What is our primary use case?
I provide product management and SME services to oil companies as a consulting service. My company has partnered with SparkCognition to bundle its products into a package of services that I provide to my customers. For the most part, when I'm working with SparkCognition, and Darwin in particular, I'm working with it on behalf of one of my customers.
We do different engagements. We've done PoC projects with customers with versions 1.4 and onward.
The biggest use case we've seen is for automatic classification of data streaming in from oil and gas operations, whether exploration or production. We see the customers using it to quickly and intelligently classify the data. Traditionally, the way that would be done is through a very complicated branching code which is difficult to troubleshoot, or by having it manually done with SMEs or people in the office who know how to interpret the data and then classify it, for analytics.
The customers have looked at using machine learning for that, but they run into challenges — and this is really what Darwin is all about. Typically there is an SME who can look at the data and properly classify it or identify problems, but taking what he knows and what he does instinctively and communicating it to a data scientist who could build a model for that is a very difficult process. Additionally, data scientists are in very high demand, so they're expensive.
SMEs can look at data and quickly make interpretations. They've probably been looking at the data for 10 or 15 years.
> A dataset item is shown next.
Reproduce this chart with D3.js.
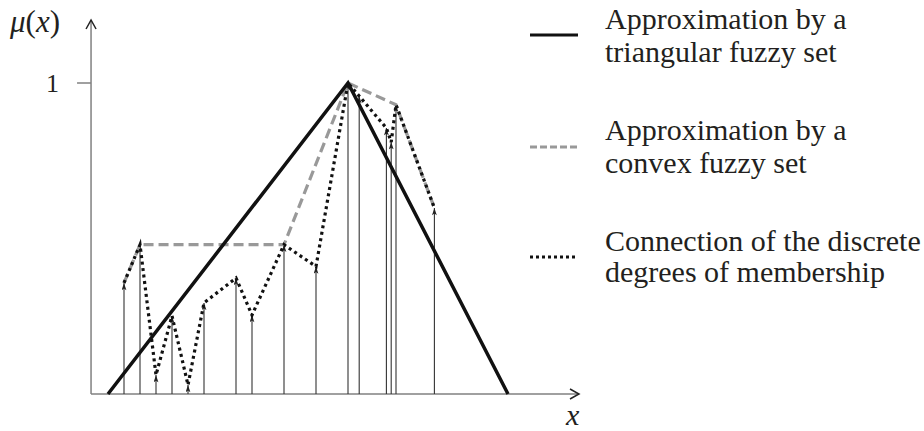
<!DOCTYPE html>
<html><head><meta charset="utf-8">
<script src="https://cdn.jsdelivr.net/npm/d3@7"></script>
<style>body{margin:0;background:#fff}svg{display:block}</style>
</head><body>
<script>
// discrete degrees of membership (x in arbitrary units, mu in [0,1])
const sampleX  = [1, 2, 3, 4, 5, 6, 8, 9, 11, 13, 15, 15.7, 17.4, 17.7, 18, 20.4];
const sampleMu = [0.357, 0.48, 0.061, 0.251, 0.029, 0.293, 0.373, 0.254, 0.48, 0.41, 1.0, 0.958, 0.855, 0.81, 0.93, 0.598];
// convex approximation
const convexX  = [1, 2, 11, 15, 18, 20.4];
const convexMu = [0.357, 0.48, 0.48, 1.0, 0.93, 0.598];
// triangular approximation
const triX  = [0, 15, 25];
const triMu = [0, 1, 0];
const legendLabels = [
  ["Approximation by a", "triangular fuzzy set"],
  ["Approximation by a", "convex fuzzy set"],
  ["Connection of the discrete", "degrees of membership"]
];
const yTicks = [1];

const FONT = "'Liberation Serif'";
const W = 924, H = 431;
const svg = d3.select("body").append("svg").attr("width", W).attr("height", H);
const x = d3.scaleLinear().domain([0, 25]).range([108, 508]);
const y = d3.scaleLinear().domain([0, 1]).range([394, 83]);

const defs = svg.append("defs");
defs.append("marker").attr("id", "tip").attr("viewBox", "0 0 6 10")
  .attr("refX", 3).attr("refY", 0).attr("markerWidth", 5).attr("markerHeight", 8)
  .attr("markerUnits", "userSpaceOnUse").attr("orient", "0")
  .append("path").attr("d", "M0,9 L3,0 L6,9 L3,7 Z").attr("fill", "#222");

function txt(xp, yp, size, s) {
  return svg.append("text").attr("x", xp).attr("y", yp).attr("font-size", size)
    .attr("font-family", FONT).attr("fill", "#231f20").text(s);
}

// axes
const axisColor = "#808080";
const x0 = x(-1.06), yTop = 20, xRight = 579;
svg.append("line").attr("x1", x0).attr("x2", x0).attr("y1", y(0)).attr("y2", yTop)
  .attr("stroke", axisColor).attr("stroke-width", 1.5);
svg.append("line").attr("x1", x0).attr("x2", xRight).attr("y1", y(0)).attr("y2", y(0))
  .attr("stroke", axisColor).attr("stroke-width", 1.5);
svg.append("path").attr("d", `M${x0-5},${yTop+9} L${x0},${yTop} L${x0+5},${yTop+9}`)
  .attr("fill", "none").attr("stroke", "#222").attr("stroke-width", 1.5);
svg.append("path").attr("d", `M${xRight-9},${y(0)-5} L${xRight},${y(0)} L${xRight-9},${y(0)+5}`)
  .attr("fill", "none").attr("stroke", "#222").attr("stroke-width", 1.5);

yTicks.forEach(t => {
  svg.append("line").attr("x1", x0 - 14).attr("x2", x0).attr("y1", y(t)).attr("y2", y(t))
    .attr("stroke", axisColor).attr("stroke-width", 1.5);
  txt(x0 - 45, y(t) + 9, 26, t);
});
const ylab = txt(10, 32, 31, "").attr("font-style", "italic");
ylab.append("tspan").text("μ");
ylab.append("tspan").attr("font-style", "normal").text("(");
ylab.append("tspan").text("x");
ylab.append("tspan").attr("font-style", "normal").text(")");
txt(566, 425, 30, "x").attr("font-style", "italic");

// vertical sample lines
const samples = sampleX.map((v, i) => ({x: v, mu: sampleMu[i]}));
svg.append("g").selectAll("line").data(samples).join("line")
  .attr("x1", d => x(d.x)).attr("x2", d => x(d.x))
  .attr("y1", y(0)).attr("y2", d => y(d.mu))
  .attr("stroke", "#333").attr("stroke-width", 1.1)
  .attr("marker-end", "url(#tip)");

const line = d3.line().x(d => x(d[0])).y(d => y(d[1]));
// convex approx (gray dashed)
svg.append("path").attr("d", line(convexX.map((v, i) => [v, convexMu[i]])))
  .attr("fill", "none").attr("stroke", "#999").attr("stroke-width", 3.2)
  .attr("stroke-dasharray", "10,5");
// dotted connection
svg.append("path").attr("d", line(samples.map(d => [d.x, d.mu])))
  .attr("fill", "none").attr("stroke", "#111").attr("stroke-width", 3.2)
  .attr("stroke-dasharray", "3,3.5");
// triangular
svg.append("path").attr("d", line(triX.map((v, i) => [v, triMu[i]])))
  .attr("fill", "none").attr("stroke", "#111").attr("stroke-width", 3.5);

// legend
const legY = [35, 147, 257];
const legStyles = [
  {stroke: "#111", dash: null},
  {stroke: "#999", dash: "7,3"},
  {stroke: "#111", dash: "3,3"}
];
const textBase = [[29, 62], [140, 173], [251, 282]];
legendLabels.forEach((lab, i) => {
  svg.append("line").attr("x1", 530).attr("x2", 578).attr("y1", legY[i]).attr("y2", legY[i])
    .attr("stroke", legStyles[i].stroke).attr("stroke-width", 3.2)
    .attr("stroke-dasharray", legStyles[i].dash);
  lab.forEach((s, j) => txt(605, textBase[i][j], 30, s));
});
</script>
</body></html>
So it's not a matter of just, "Oh, we can plunk this SME beside a data scientist and in a couple of months they can turn out a model that does this." First, SMEs don't have time to be pulled out of their normal workload to educate the data scientists. And second, even if they do that you end up with something very rigid
With Darwin, customers can empower the SMEs to build the models themselves without having to go through the process of educating the data scientists, who may leave next week for a better paying job.
Most of the projects that we've done, PoCs, are typically done in the cloud, for ease of use. Because we work in the oil and gas space, public cloud is the preferred option in the U.S., with the simplified administration and a little bit lower cost. Overseas, the customers we've talked to have noted there are laws and restrictions that require their stuff to be on-premise. We've talked to potential customers about it, but we haven't actually done an on-premise project so far.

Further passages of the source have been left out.